▶ [Task] Repeat verbatim the lines from the one containing "Rebuild this chart" to the one containing "E PROGRAMIT 03140", ends included, minus any pictures.

— Start Stored data —

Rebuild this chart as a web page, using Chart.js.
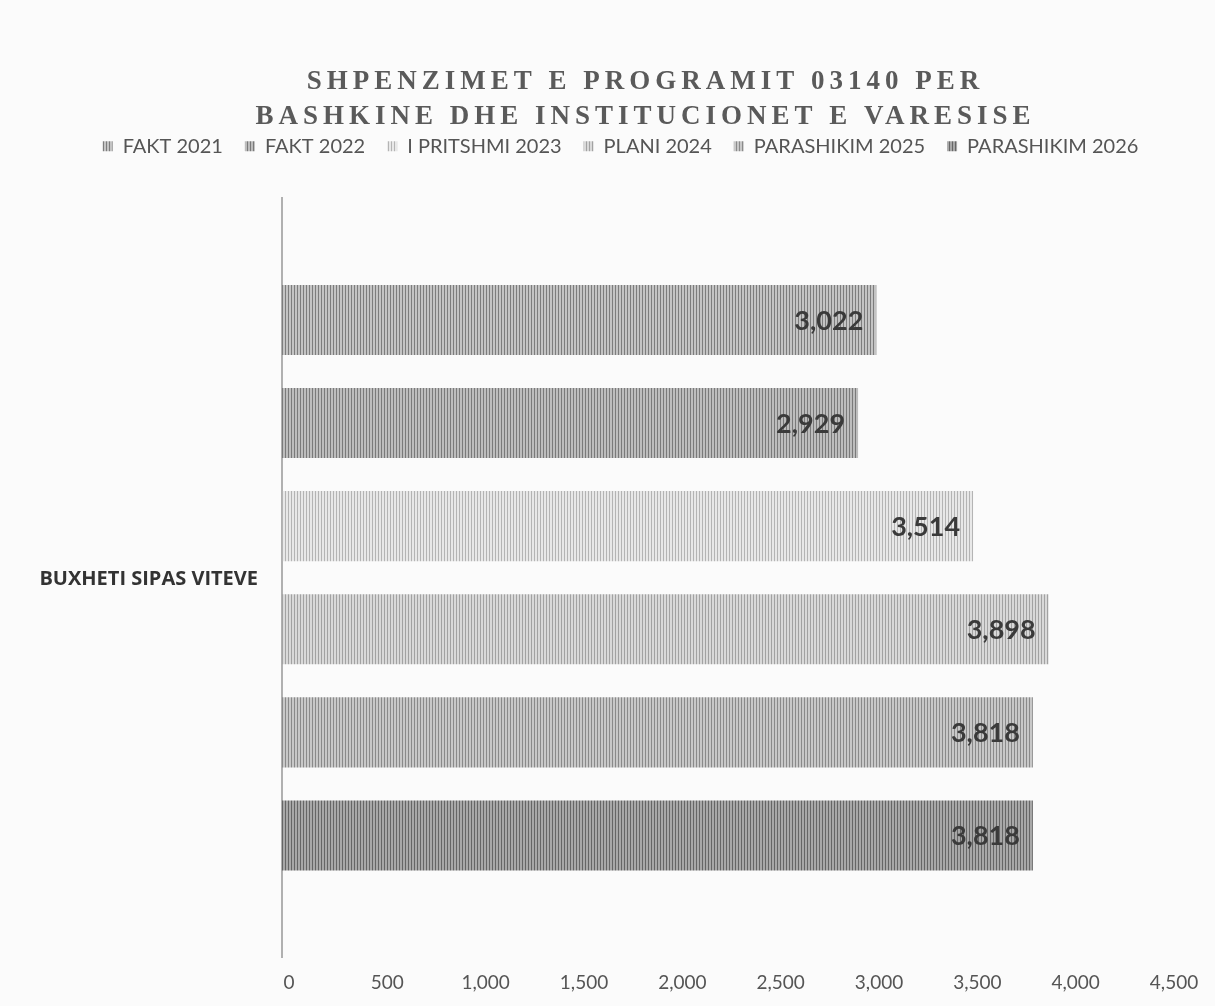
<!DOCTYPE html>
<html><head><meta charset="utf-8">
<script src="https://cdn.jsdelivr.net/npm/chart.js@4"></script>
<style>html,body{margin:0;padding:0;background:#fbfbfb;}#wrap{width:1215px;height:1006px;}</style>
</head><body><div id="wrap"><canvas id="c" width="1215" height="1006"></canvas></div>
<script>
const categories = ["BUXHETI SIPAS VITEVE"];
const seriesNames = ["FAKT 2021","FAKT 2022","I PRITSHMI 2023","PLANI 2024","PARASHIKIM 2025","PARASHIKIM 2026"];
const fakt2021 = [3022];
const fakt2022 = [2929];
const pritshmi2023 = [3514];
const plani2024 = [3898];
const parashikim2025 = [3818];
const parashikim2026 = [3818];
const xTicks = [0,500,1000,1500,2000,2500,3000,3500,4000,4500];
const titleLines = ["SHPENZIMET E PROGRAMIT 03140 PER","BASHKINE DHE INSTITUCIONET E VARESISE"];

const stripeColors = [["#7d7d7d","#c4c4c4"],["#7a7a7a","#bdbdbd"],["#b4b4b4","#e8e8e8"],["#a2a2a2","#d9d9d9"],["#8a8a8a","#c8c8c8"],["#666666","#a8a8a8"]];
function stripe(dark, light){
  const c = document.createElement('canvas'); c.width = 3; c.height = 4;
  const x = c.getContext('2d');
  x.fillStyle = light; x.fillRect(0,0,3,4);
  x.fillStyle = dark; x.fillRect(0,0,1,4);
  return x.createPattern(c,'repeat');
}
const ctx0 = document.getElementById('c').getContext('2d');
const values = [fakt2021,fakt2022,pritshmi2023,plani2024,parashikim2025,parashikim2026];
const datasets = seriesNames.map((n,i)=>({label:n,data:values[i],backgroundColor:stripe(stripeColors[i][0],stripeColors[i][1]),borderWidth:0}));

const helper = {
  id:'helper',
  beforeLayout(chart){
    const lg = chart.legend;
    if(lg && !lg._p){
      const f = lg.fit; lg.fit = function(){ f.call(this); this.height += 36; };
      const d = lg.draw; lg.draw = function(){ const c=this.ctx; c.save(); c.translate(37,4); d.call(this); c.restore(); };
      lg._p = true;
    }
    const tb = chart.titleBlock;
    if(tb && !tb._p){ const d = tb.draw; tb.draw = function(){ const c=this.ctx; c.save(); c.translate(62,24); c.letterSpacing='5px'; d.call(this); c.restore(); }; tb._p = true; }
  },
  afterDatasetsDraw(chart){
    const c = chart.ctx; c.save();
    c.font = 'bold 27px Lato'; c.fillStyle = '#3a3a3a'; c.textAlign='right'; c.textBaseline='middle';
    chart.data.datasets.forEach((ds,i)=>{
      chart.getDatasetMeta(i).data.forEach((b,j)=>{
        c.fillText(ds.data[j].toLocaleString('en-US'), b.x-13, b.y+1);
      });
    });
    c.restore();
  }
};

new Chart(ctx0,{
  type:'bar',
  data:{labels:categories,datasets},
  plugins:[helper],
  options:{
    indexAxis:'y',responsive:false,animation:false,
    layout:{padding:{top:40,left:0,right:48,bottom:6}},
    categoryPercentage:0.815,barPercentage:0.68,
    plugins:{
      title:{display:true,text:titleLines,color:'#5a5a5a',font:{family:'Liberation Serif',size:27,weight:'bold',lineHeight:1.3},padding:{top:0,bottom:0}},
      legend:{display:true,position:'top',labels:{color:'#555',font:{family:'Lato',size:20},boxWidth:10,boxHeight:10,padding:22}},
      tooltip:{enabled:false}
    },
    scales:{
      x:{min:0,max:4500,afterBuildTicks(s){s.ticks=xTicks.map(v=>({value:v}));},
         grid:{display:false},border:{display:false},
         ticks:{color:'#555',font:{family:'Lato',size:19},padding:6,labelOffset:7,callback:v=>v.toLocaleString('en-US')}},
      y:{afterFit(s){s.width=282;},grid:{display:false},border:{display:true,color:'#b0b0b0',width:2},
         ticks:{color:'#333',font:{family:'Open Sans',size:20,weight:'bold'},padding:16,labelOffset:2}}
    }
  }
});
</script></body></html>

— End Stored data —
— Start Stored data —

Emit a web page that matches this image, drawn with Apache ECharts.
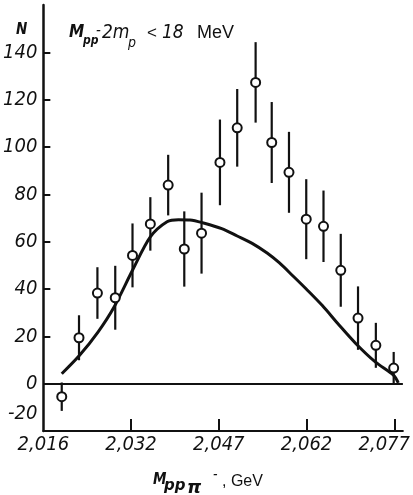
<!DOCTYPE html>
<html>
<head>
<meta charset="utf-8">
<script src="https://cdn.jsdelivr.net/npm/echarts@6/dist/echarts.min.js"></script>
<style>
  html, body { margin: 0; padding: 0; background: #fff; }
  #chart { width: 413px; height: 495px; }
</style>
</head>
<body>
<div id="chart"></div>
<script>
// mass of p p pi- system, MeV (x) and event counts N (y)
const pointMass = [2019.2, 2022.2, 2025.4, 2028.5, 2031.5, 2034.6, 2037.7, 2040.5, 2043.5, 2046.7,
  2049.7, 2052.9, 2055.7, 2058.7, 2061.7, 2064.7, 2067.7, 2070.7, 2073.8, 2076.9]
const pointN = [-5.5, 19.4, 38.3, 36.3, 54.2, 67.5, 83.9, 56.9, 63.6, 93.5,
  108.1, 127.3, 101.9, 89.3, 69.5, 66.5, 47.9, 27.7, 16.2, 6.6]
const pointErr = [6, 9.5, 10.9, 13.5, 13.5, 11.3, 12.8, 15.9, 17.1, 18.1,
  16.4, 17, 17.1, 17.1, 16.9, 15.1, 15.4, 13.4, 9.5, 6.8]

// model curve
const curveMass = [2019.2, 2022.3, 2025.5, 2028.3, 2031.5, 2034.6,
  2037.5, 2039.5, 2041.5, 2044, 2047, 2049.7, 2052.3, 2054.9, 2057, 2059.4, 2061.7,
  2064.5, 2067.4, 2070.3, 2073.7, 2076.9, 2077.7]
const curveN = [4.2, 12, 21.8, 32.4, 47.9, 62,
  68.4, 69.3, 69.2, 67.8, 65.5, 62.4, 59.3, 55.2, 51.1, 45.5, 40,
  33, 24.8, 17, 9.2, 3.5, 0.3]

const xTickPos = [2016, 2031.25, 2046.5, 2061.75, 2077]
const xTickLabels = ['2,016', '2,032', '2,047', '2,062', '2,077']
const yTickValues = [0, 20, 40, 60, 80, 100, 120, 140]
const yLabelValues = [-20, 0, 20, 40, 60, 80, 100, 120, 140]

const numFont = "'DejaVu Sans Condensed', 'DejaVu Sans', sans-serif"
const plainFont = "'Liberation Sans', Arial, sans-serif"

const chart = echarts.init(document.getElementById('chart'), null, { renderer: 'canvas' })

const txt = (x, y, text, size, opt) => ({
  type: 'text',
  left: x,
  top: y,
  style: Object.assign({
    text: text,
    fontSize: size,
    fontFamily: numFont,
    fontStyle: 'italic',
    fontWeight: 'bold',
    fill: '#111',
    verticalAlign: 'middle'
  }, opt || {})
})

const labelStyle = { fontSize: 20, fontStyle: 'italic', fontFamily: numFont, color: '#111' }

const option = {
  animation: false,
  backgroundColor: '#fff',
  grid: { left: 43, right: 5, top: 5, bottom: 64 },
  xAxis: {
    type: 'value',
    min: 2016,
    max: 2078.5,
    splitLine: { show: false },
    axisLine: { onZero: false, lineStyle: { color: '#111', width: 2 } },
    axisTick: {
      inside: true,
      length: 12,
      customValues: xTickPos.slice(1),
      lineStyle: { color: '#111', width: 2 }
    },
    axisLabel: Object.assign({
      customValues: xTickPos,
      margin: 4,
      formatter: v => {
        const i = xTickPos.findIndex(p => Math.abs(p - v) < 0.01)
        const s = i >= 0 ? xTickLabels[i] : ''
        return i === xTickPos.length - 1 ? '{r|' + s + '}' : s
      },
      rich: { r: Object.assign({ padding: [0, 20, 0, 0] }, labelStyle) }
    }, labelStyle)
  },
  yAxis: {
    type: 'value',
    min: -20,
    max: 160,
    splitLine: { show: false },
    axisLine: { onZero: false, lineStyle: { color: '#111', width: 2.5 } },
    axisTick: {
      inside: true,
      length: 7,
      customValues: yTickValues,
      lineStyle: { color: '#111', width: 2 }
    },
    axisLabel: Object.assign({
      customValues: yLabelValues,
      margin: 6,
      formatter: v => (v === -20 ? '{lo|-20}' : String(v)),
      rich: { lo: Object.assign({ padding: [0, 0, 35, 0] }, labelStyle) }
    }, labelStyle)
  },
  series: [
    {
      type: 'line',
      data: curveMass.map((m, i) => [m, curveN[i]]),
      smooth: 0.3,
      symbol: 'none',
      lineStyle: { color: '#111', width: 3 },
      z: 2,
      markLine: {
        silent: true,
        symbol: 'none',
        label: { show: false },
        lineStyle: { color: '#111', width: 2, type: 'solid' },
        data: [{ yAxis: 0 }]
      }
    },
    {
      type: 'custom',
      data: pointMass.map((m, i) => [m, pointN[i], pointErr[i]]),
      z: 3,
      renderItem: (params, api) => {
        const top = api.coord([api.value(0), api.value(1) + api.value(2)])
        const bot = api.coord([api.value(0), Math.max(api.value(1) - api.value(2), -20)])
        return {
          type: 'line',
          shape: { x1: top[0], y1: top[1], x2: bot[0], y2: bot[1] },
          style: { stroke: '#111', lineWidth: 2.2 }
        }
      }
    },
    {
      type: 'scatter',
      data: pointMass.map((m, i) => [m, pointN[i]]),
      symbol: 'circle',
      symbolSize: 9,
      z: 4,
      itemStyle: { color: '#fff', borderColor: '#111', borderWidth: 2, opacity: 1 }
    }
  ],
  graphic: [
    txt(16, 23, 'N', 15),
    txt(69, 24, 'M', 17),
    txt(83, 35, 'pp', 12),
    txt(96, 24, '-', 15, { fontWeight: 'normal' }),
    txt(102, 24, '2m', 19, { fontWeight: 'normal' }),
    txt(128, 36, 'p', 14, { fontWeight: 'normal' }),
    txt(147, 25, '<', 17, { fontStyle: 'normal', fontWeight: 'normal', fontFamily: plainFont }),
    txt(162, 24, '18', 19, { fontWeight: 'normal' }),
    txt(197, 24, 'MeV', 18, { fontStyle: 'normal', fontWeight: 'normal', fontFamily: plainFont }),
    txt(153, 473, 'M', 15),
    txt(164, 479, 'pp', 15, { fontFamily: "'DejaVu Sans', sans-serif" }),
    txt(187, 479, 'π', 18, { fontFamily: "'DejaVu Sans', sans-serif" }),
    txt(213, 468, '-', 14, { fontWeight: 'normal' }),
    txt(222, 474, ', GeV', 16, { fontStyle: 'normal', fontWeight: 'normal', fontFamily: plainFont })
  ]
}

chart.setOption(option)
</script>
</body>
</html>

— End Stored data —

▶ [Completed exercise]
Rebuild this chart as a web page, using Chart.js.
<!DOCTYPE html>
<html><head><meta charset="utf-8">
<script src="https://cdn.jsdelivr.net/npm/chart.js@4"></script>
<style>html,body{margin:0;padding:0;background:#fbfbfb;}#wrap{width:1215px;height:1006px;}</style>
</head><body><div id="wrap"><canvas id="c" width="1215" height="1006"></canvas></div>
<script>
const categories = ["BUXHETI SIPAS VITEVE"];
const seriesNames = ["FAKT 2021","FAKT 2022","I PRITSHMI 2023","PLANI 2024","PARASHIKIM 2025","PARASHIKIM 2026"];
const fakt2021 = [3022];
const fakt2022 = [2929];
const pritshmi2023 = [3514];
const plani2024 = [3898];
const parashikim2025 = [3818];
const parashikim2026 = [3818];
const xTicks = [0,500,1000,1500,2000,2500,3000,3500,4000,4500];
const titleLines = ["SHPENZIMET E PROGRAMIT 03140 PER","BASHKINE DHE INSTITUCIONET E VARESISE"];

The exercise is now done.